Google may have killed Huawei’s ambitions to become the world’s top smartphone brand, but Microsoft is quietly following suit.
The Windows maker has stopped selling Huawei MateBook X Pro laptop in its online store in the wake of the US government’s blacklisting of the Chinese firm.
A listing for the laptop has vanished from the Microsoft Store, and searching for “Huawei” doesn’t return any results either.
Microsoft, for its part, hasn’t made an official statement regarding whether it plans to block Windows 10 updates for Huawei laptops. We’ve reached out to Microsoft for comment and will update this story if we hear back.

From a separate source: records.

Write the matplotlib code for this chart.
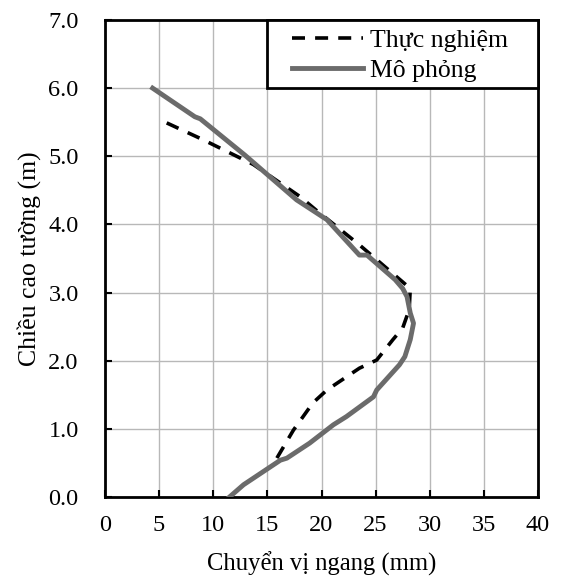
import numpy as np
import matplotlib.pyplot as plt
from matplotlib.patches import Rectangle

plt.rcParams['font.family'] = ['Liberation Serif', 'DejaVu Serif']

# Thuc nghiem (dashed)
exp_x = [5.7, 9.1, 13.7, 18.0, 19.5, 23.5, 28.2, 28.1, 27.5, 26.6, 25.1, 23.5, 20.5, 19.2, 17.4, 15.8]
exp_y = [5.49, 5.24, 4.88, 4.41, 4.21, 3.70, 3.06, 2.75, 2.48, 2.31, 2.01, 1.89, 1.57, 1.38, 0.98, 0.55]

# Mo phong (solid)
sim_x = [4.4, 8.3, 8.8, 12.9, 17.7, 20.5, 23.5, 24.2, 26.8, 27.5, 27.9, 28.2, 28.5, 28.2, 27.7,
         27.2, 25.1, 24.8, 22.3, 21.1, 18.9, 16.8, 16.2, 12.8, 11.5]
sim_y = [6.0, 5.58, 5.55, 5.02, 4.36, 4.07, 3.55, 3.55, 3.19, 3.06, 2.94, 2.70, 2.55, 2.31, 2.06,
         1.94, 1.57, 1.47, 1.18, 1.06, 0.79, 0.57, 0.54, 0.18, 0.0]

fig = plt.figure(figsize=(5.62, 5.8), dpi=100)
ax = fig.add_axes([105/562, 1-497/580, 433/562, 477/580])

ax.plot(exp_x, exp_y, color='black', lw=2.6, ls=(0, (3.6, 2.8)), label='Thực nghiệm', zorder=3)
ax.plot(sim_x, sim_y, color='#6b6b6b', lw=3.5, label='Mô phỏng', zorder=4)

ax.set_xlim(0, 40)
ax.set_ylim(0, 7)
ax.set_xticks(np.arange(0, 41, 5))
ax.set_yticks(np.arange(0, 7.1, 1))
ax.set_yticklabels(['%.1f' % v for v in np.arange(0, 7.1, 1)])
ax.grid(True, color='#b8b8b8', lw=1)
ax.set_axisbelow(True)
ax.tick_params(direction='in', length=5, width=1.5, labelsize=17.5)
ax.tick_params(axis='y', pad=19)
ax.tick_params(axis='x', pad=13)
for s in ax.spines.values():
    s.set_linewidth(2)
ax.set_xlabel('Chuyển vị ngang (mm)', fontsize=17.7, labelpad=11)
ax.set_ylabel('Chiều cao tường (m)', fontsize=18.5, labelpad=5)

# legend box
ax.add_patch(Rectangle((0.374, 0.858), 0.626, 0.142, transform=ax.transAxes,
                       facecolor='white', edgecolor='black', lw=2, zorder=5, clip_on=False))
leg = ax.legend(loc='upper left', bbox_to_anchor=(0.431, 0.982), fontsize=18.5,
                frameon=False, borderaxespad=0, borderpad=0, handlelength=2.78,
                handletextpad=0.27, labelspacing=0.3)
leg.set_zorder(6)

fig.savefig('out.png', dpi=100)
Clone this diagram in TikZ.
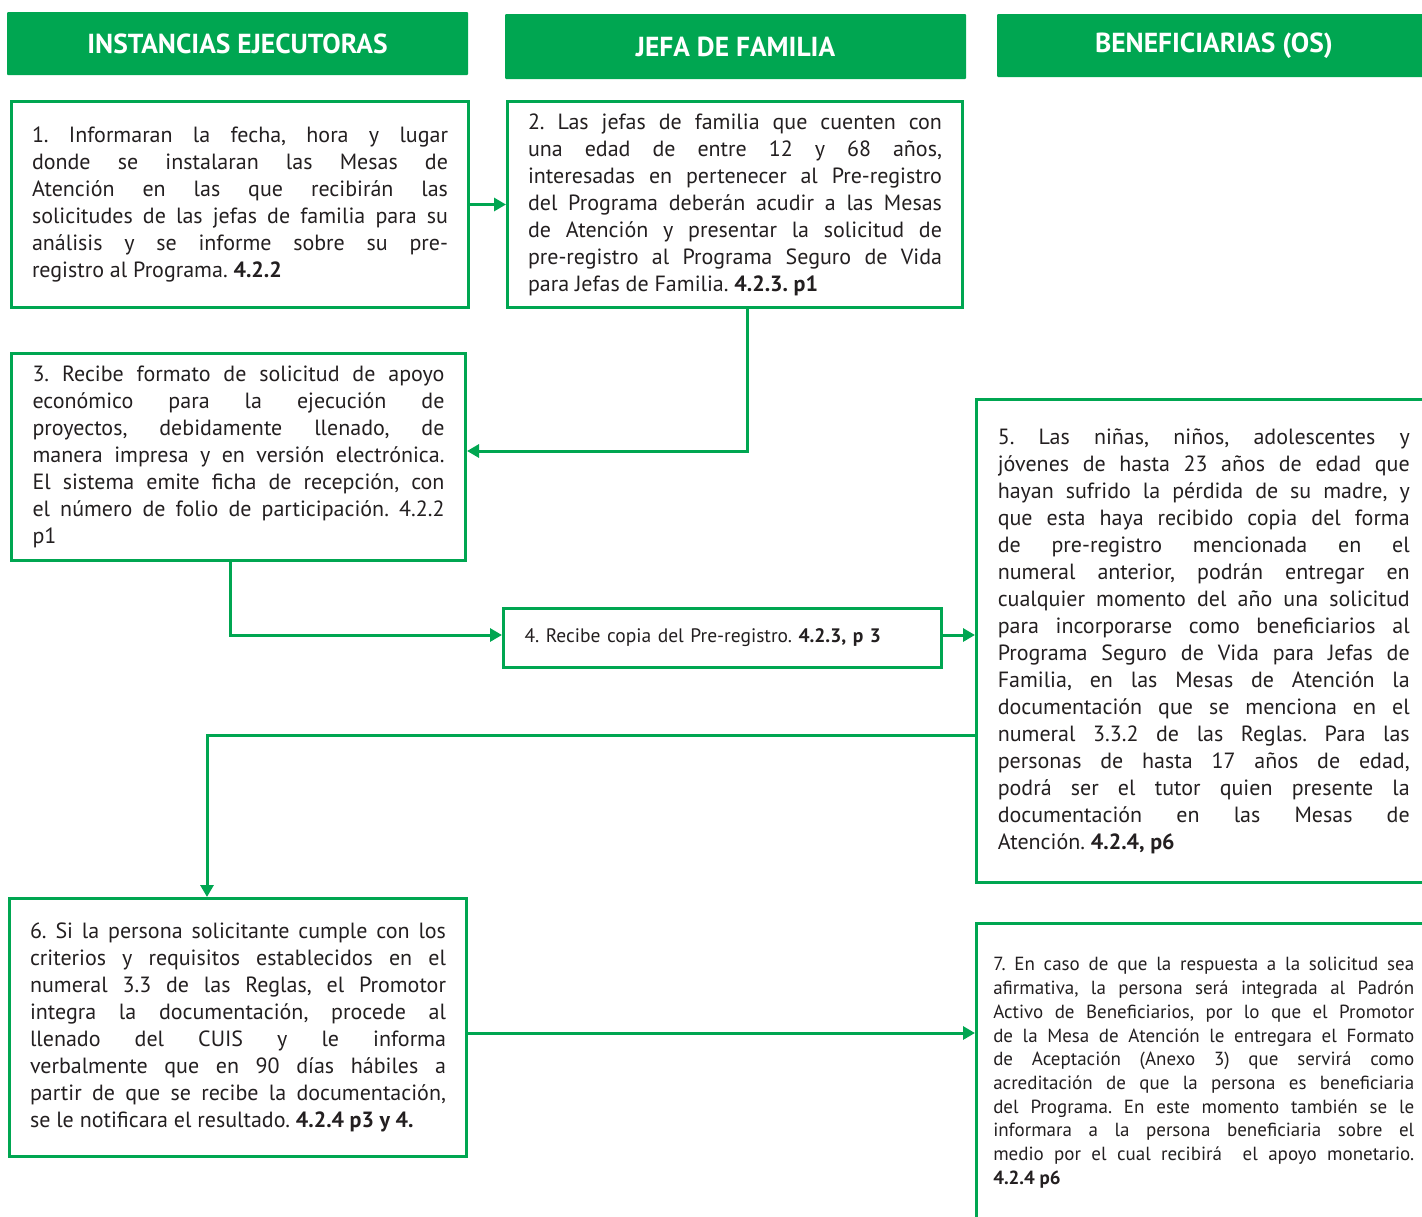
\documentclass[tikz,border=0pt]{standalone}
\usepackage{fontspec}
\setmainfont{PT Sans}
\usetikzlibrary{arrows.meta}
\definecolor{verde}{RGB}{0,166,81}
\definecolor{texto}{RGB}{35,31,32}
\tolerance=9999
\hyphenpenalty=10000
\frenchspacing

\begin{document}
\begin{tikzpicture}[x=1pt,y=-1pt]
\tikzset{encabezado/.style = {fill=verde,text=white,inner sep=0pt,rounded corners=1pt,font=\bfseries\fontsize{27.5}{32}\selectfont}}
\tikzset{paso/.style = {draw=verde,line width=3pt,inner sep=0pt,text=texto,align=justify,font=\fontsize{22}{27}\selectfont}}
\tikzset{flecha/.style = {draw=verde,line width=3pt,-{Triangle[length=12pt,width=13pt]}}}

\useasboundingbox (0,0) rectangle (1422,1216);
\clip (0,0) rectangle (1422,1216);

% Flujo del pre-registro
\node[encabezado,minimum width=461,minimum height=63] (H1) at (237.5,43.5) {INSTANCIAS EJECUTORAS};
\node[encabezado,minimum width=461,minimum height=65] (H2) at (735.5,46.5) {JEFA DE FAMILIA};
\node[encabezado,minimum width=434,minimum height=63] (H3) at (1214,45.5) {BENEFICIARIAS (OS)};

\node[paso,minimum width=457,minimum height=206,text width=416] (A) at (240,204.5) {1. Informaran la fecha, hora y lugar\linebreak donde se instalaran las Mesas de\linebreak Atención en las que recibirán las\linebreak solicitudes de las jefas de familia para su\linebreak análisis y se informe sobre su pre-\linebreak registro al Programa. \textbf{4.2.2}};
\node[paso,minimum width=455,minimum height=206,text width=414] (B) at (735,204.5) {2. Las jefas de familia que cuenten con\linebreak una edad de entre 12 y 68 años,\linebreak interesadas en pertenecer al Pre-registro\linebreak del Programa deberán acudir a las Mesas\linebreak de Atención y presentar la solicitud de\linebreak pre-registro al Programa Seguro de Vida\linebreak para Jefas de Familia. \textbf{4.2.3. p1}};
\node[paso,minimum width=454,minimum height=207,text width=412] (C) at (238.5,457) {3. Recibe formato de solicitud de apoyo\linebreak económico para la ejecución de\linebreak proyectos, debidamente llenado, de\linebreak manera impresa y en versión electrónica.\linebreak El sistema emite ficha de recepción, con\linebreak el número de folio de participación. 4.2.2\linebreak p1};
\node[paso,minimum width=438,minimum height=59,text width=396,align=left,font=\fontsize{19.5}{23}\selectfont] (D) at (722.5,638) {4. Recibe copia del Pre-registro. \textbf{4.2.3, p 3}};
\node[paso,minimum width=454.5,minimum height=483,text width=412] (E) at (1203.75,641) {5. Las niñas, niños, adolescentes y\linebreak jóvenes de hasta 23 años de edad que\linebreak hayan sufrido la pérdida de su madre, y\linebreak que esta haya recibido copia del forma\linebreak de pre-registro mencionada en el\linebreak numeral anterior, podrán entregar en\linebreak cualquier momento del año una solicitud\linebreak para incorporarse como beneficiarios al\linebreak Programa Seguro de Vida para Jefas de\linebreak Familia, en las Mesas de Atención la\linebreak documentación que se menciona en el\linebreak numeral 3.3.2 de las Reglas. Para las\linebreak personas de hasta 17 años de edad,\linebreak podrá ser el tutor quien presente la\linebreak documentación en las Mesas de\linebreak Atención. \textbf{4.2.4, p6}};
\node[paso,minimum width=457,minimum height=258,text width=416] (F) at (238,1027.5) {6. Si la persona solicitante cumple con los\linebreak criterios y requisitos establecidos en el\linebreak numeral 3.3 de las Reglas, el Promotor\linebreak integra la documentación, procede al\linebreak llenado del CUIS y le informa\linebreak verbalmente que en 90 días hábiles a\linebreak partir de que se recibe la documentación,\linebreak se le notificara el resultado. \textbf{4.2.4 p3 y 4.}};
\node[paso,minimum width=454.5,minimum height=298.5,text width=421,font=\fontsize{19}{23.7}\selectfont] (G) at (1203.75,1072.75) {7. En caso de que la respuesta a la solicitud sea\linebreak afirmativa, la persona será integrada al Padrón\linebreak Activo de Beneficiarios, por lo que el Promotor\linebreak de la Mesa de Atención le entregara el Formato\linebreak de Aceptación (Anexo 3) que servirá como\linebreak acreditación de que la persona es beneficiaria\linebreak del Programa. En este momento también se le\linebreak informara a la persona beneficiaria sobre el\linebreak medio por el cual recibirá \ el apoyo monetario.\linebreak \textbf{4.2.4 p6}};

\draw[flecha] (A) -- (B);
\draw[flecha] ([xshift=12pt]B.south) |- ([yshift=6pt]C.east);
\draw[flecha] ([xshift=-8.5pt]C.south) |- ([yshift=3pt]D.west);
\draw[flecha] ([yshift=3pt]D.east) -- ([yshift=3pt]D.east -| E.west);
\draw[flecha] ([yshift=-94pt]E.west) -| ([xshift=-31pt]F.north);
\draw[flecha] ([yshift=-5.5pt]F.east) -- ([yshift=-5.5pt]F.east -| G.west);

\end{tikzpicture}
\end{document}
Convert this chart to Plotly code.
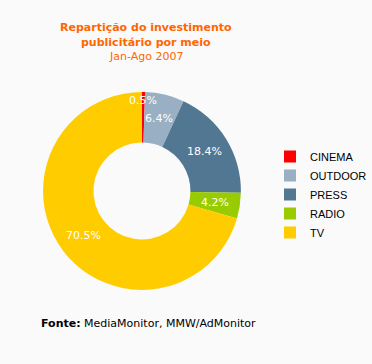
import math
import plotly.graph_objects as go

categories = ["CINEMA", "OUTDOOR", "PRESS", "RADIO", "TV"]
shares = [0.5, 6.4, 18.4, 4.2, 70.5]
colors = ["#FF0000", "#99AFC4", "#527792", "#99CC00", "#FFCC00"]

W, H = 372, 364
cx, cy, r = 143.5, 191, 100
hole = 0.49

fig = go.Figure(go.Pie(
    labels=categories,
    values=shares,
    marker=dict(colors=colors, line=dict(width=0)),
    hole=hole,
    sort=False,
    direction="clockwise",
    rotation=0,
    textinfo="none",
    hoverinfo="skip",
    domain=dict(x=[(cx - r) / W, (cx + r) / W], y=[(H - cy - r) / H, (H - cy + r) / H]),
))

# slice value labels on each slice bisector (mid-ring; very thin slices near the outer edge)
annotations = []
total = sum(shares)
cum = 0.0
for v in shares:
    mid = (cum + v / 2) / total * 2 * math.pi
    cum += v
    rr = (0.91 if v < 1 else (1 + hole) / 2) * r
    ax = cx + rr * math.sin(mid)
    ay = cy - rr * math.cos(mid)
    annotations.append(dict(text=f"{v:.1f}%", x=ax / W, y=(H - ay) / H, xref="paper", yref="paper",
                            xanchor="center", yanchor="middle", showarrow=False,
                            font=dict(family="DejaVu Sans", size=11, color="white")))

title_font = dict(family="DejaVu Sans", size=11, color="#FF6600")
annotations += [
    dict(text="<b>Repartição do investimento</b>", x=147.5 / W, y=(H - 19) / H, xref="paper", yref="paper",
         showarrow=False, font=title_font),
    dict(text="<b>publicitário por meio</b>", x=147.5 / W, y=(H - 34) / H, xref="paper", yref="paper",
         showarrow=False, font=title_font),
    dict(text="Jan-Ago 2007", x=147.5 / W, y=(H - 48) / H, xref="paper", yref="paper",
         showarrow=False, font=title_font),
    dict(text="<b>Fonte:</b> MediaMonitor, MMW/AdMonitor", x=39 / W, y=(H - 332) / H, xref="paper", yref="paper",
         xanchor="left", showarrow=False, font=dict(family="DejaVu Sans", size=11, color="#000000")),
]

fig.update_layout(
    width=W, height=H,
    margin=dict(l=0, r=0, t=0, b=0),
    paper_bgcolor="#FAFAFA",
    plot_bgcolor="#FAFAFA",
    showlegend=True,
    legend=dict(
        x=273 / W, y=(H - 142) / H, xanchor="left", yanchor="top",
        font=dict(family="Liberation Sans", size=11, color="#000000"),
        itemwidth=30, tracegroupgap=0, bgcolor="rgba(0,0,0,0)",
    ),
    annotations=annotations,
)

fig.write_html(
    "out.html",
    config={"displayModeBar": False},
    post_script="document.body.style.margin='0';document.body.style.overflow='hidden';"
                "document.documentElement.style.overflow='hidden';",
)
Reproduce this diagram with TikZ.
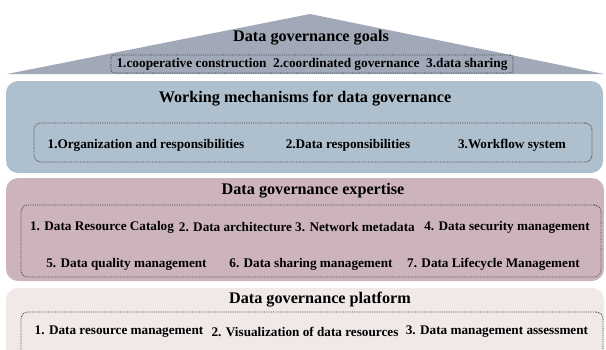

If Microsoft were to stop licensing its software to Huawei, it will be yet another huge setback for the company’s laptop business. Further, if the Seattle-based tech giant does block updates and support for Huawei laptops, it will also leave existing customers in a lurch.
The move comes after President Trump signed an executive order giving the federal government the power to block US companies from buying foreign-made communication technology and services deemed a national security risk.
Over the weekend, Google abruptly rescinded Huawei’s Android license and halted its access to Google Play Services and the Play Store, dealing a huge blow to the phonemaker.
Later, even leading chipmakers like Intel, Qualcomm, Broadcom, and ARM opted to immediately cut off dealings with Huawei until further notice.
While the Chinese electronics manufacturer has been building its own smartphone processors and modems, it relies on Intel for laptop processors. Huawei reportedly has been stockpiling enough chips and other vital components to keep its business running for at least three months.
The company has also been working on its own replacements for Android and Windows over the past couple of years. Richard Yu, Huawei’s head of consumer electronics, told German publication Die Welt earlier this March: “That’s our plan B. But of course we prefer to work with the ecosystems of Google and Microsoft.”
At this point, the writing is clearly on the wall for Huawei. Even if it has an in-house OS for its laptops, it will have to start looking elsewhere for hardware partners, or build its own laptop-grade processors.
For now, however, you can still buy one of Huawei’s laptops on Amazon or from Microsoft’s physical retail stores. But only until the inventory runs out. Even then it’s a risky purchase.